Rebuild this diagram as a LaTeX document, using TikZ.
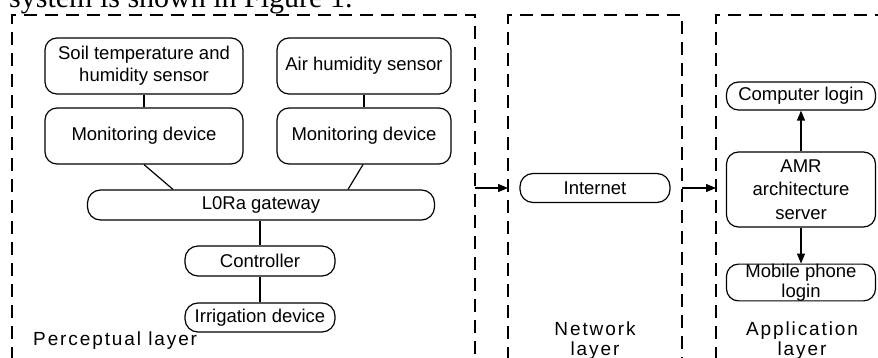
\documentclass[tikz,border=0pt]{standalone}
\usepackage{fontspec}
\setmainfont{Liberation Sans}
\newfontfamily\serifface{Liberation Serif}
\newfontfamily\spacedface[LetterSpace=10]{Liberation Sans}
\usetikzlibrary{arrows.meta}
\begin{document}
\begin{tikzpicture}[x=1pt,y=-1pt,
  box/.style={draw, line width=1.2pt, rounded corners=12pt, align=center, inner sep=0pt,
              font=\fontsize{18.5}{22}\selectfont},
  pill/.style={box, rounded corners=13pt, minimum height=30pt},
  layerbox/.style={draw, line width=1.2pt, dash pattern=on 13pt off 8pt},
  link/.style={line width=1.2pt},
  arr/.style={line width=1.2pt, -{Triangle[length=10pt,width=8pt]}},
  layerlabel/.style={font=\spacedface\fontsize{19}{20}\selectfont, align=center, inner sep=0pt}
]
\useasboundingbox (0,0) rectangle (878,358);

% caption fragment at the top
\node[font=\serifface\fontsize{30}{30}\selectfont, anchor=base west, inner sep=0pt] (caption) at (9,7.5) {system is shown in Figure 1.};

% layer frames (open at the bottom)
\coordinate (pBL) at (12,360);  \coordinate (pTL) at (12,15);
\coordinate (pTR) at (475,15);  \coordinate (pBR) at (475,360);
\coordinate (nBL) at (508,360); \coordinate (nTL) at (508,15);
\coordinate (nTR) at (682,15);  \coordinate (nBR) at (682,360);
\coordinate (aBL) at (716,360); \coordinate (aTL) at (716,15);
\coordinate (aTR) at (892,15);
\draw[layerbox] (pBL) -- (pTL) -- (pTR) -- (pBR);
\draw[layerbox] (nBL) -- (nTL) -- (nTR) -- (nBR);
\draw[layerbox] (aBL) -- (aTL) -- (aTR);

% perceptual layer
\node[box, minimum width=198pt, minimum height=56pt] (soil) at (144,66) {Soil temperature and\\humidity sensor};
\node[box, minimum width=198pt, minimum height=56pt] (mon1) at (144,136) {Monitoring device};
\node[box, minimum width=174pt, minimum height=56pt] (air) at (364,66) {Air humidity sensor};
\node[box, minimum width=174pt, minimum height=56pt] (mon2) at (364,136) {Monitoring device};
\node[pill, minimum width=347pt] (gw) at (261,205) {L0Ra gateway};
\node[pill, minimum width=150pt] (ctrl) at (260,261) {Controller};
\node[pill, minimum width=150pt, minimum height=29pt] (irr) at (260,317.5) {Irrigation device};
\node[layerlabel, anchor=base west] (plabel) at (33,345) {Perceptual layer};

\draw[link] (soil) -- (mon1);
\draw[link] (air) -- (mon2);
\draw[link] (mon1.south) -- ([xshift=-88pt]gw.north);
\draw[link] ([xshift=-1pt]mon2.south) -- ([xshift=87pt]gw.north);
\draw[link] (ctrl.north |- gw.south) -- (ctrl.north);
\draw[link] (ctrl) -- (irr);

% network layer
\node[pill, minimum width=150pt, minimum height=29pt] (inet) at (595,188) {Internet};
\node[layerlabel, anchor=base] (nlabel) at (595,355) {Network\\layer};

% application layer
\node[pill, minimum width=149pt, minimum height=28pt, rounded corners=12pt] (pc) at (801,96) {Computer login};
\node[box, minimum width=149pt, minimum height=75pt, font=\fontsize{18.5}{23.5}\selectfont] (amr) at (801,189.5) {AMR\\architecture\\server};
\node[box, minimum width=149pt, minimum height=35pt, font=\fontsize{18.5}{19.5}\selectfont] (mob) at (801,282.5) {Mobile phone\\login};
\node[layerlabel, anchor=base] (alabel) at (802,355) {Application\\layer};

\draw[arr] (amr) -- (pc);
\draw[arr] (amr) -- (mob);

% inter-layer arrows
\coordinate (pOut) at (475,188);
\coordinate (nIn) at (508,188);
\coordinate (nOut) at (682,188);
\coordinate (aIn) at (716,188);
\draw[arr] (pOut) -- (nIn);
\draw[arr] (nOut) -- (aIn);
\end{tikzpicture}
\end{document}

- _Your objective_
Repeat the lines of the listing above verbatim, beginning at its first line and ending at the line containing "(aTL) -- (aTR);", which is included. Omit pictures.

- _Answer to this task_
Rebuild this diagram as a LaTeX document, using TikZ.
\documentclass[tikz,border=0pt]{standalone}
\usepackage{fontspec}
\setmainfont{Liberation Sans}
\newfontfamily\serifface{Liberation Serif}
\newfontfamily\spacedface[LetterSpace=10]{Liberation Sans}
\usetikzlibrary{arrows.meta}
\begin{document}
\begin{tikzpicture}[x=1pt,y=-1pt,
  box/.style={draw, line width=1.2pt, rounded corners=12pt, align=center, inner sep=0pt,
              font=\fontsize{18.5}{22}\selectfont},
  pill/.style={box, rounded corners=13pt, minimum height=30pt},
  layerbox/.style={draw, line width=1.2pt, dash pattern=on 13pt off 8pt},
  link/.style={line width=1.2pt},
  arr/.style={line width=1.2pt, -{Triangle[length=10pt,width=8pt]}},
  layerlabel/.style={font=\spacedface\fontsize{19}{20}\selectfont, align=center, inner sep=0pt}
]
\useasboundingbox (0,0) rectangle (878,358);

% caption fragment at the top
\node[font=\serifface\fontsize{30}{30}\selectfont, anchor=base west, inner sep=0pt] (caption) at (9,7.5) {system is shown in Figure 1.};

% layer frames (open at the bottom)
\coordinate (pBL) at (12,360);  \coordinate (pTL) at (12,15);
\coordinate (pTR) at (475,15);  \coordinate (pBR) at (475,360);
\coordinate (nBL) at (508,360); \coordinate (nTL) at (508,15);
\coordinate (nTR) at (682,15);  \coordinate (nBR) at (682,360);
\coordinate (aBL) at (716,360); \coordinate (aTL) at (716,15);
\coordinate (aTR) at (892,15);
\draw[layerbox] (pBL) -- (pTL) -- (pTR) -- (pBR);
\draw[layerbox] (nBL) -- (nTL) -- (nTR) -- (nBR);
\draw[layerbox] (aBL) -- (aTL) -- (aTR);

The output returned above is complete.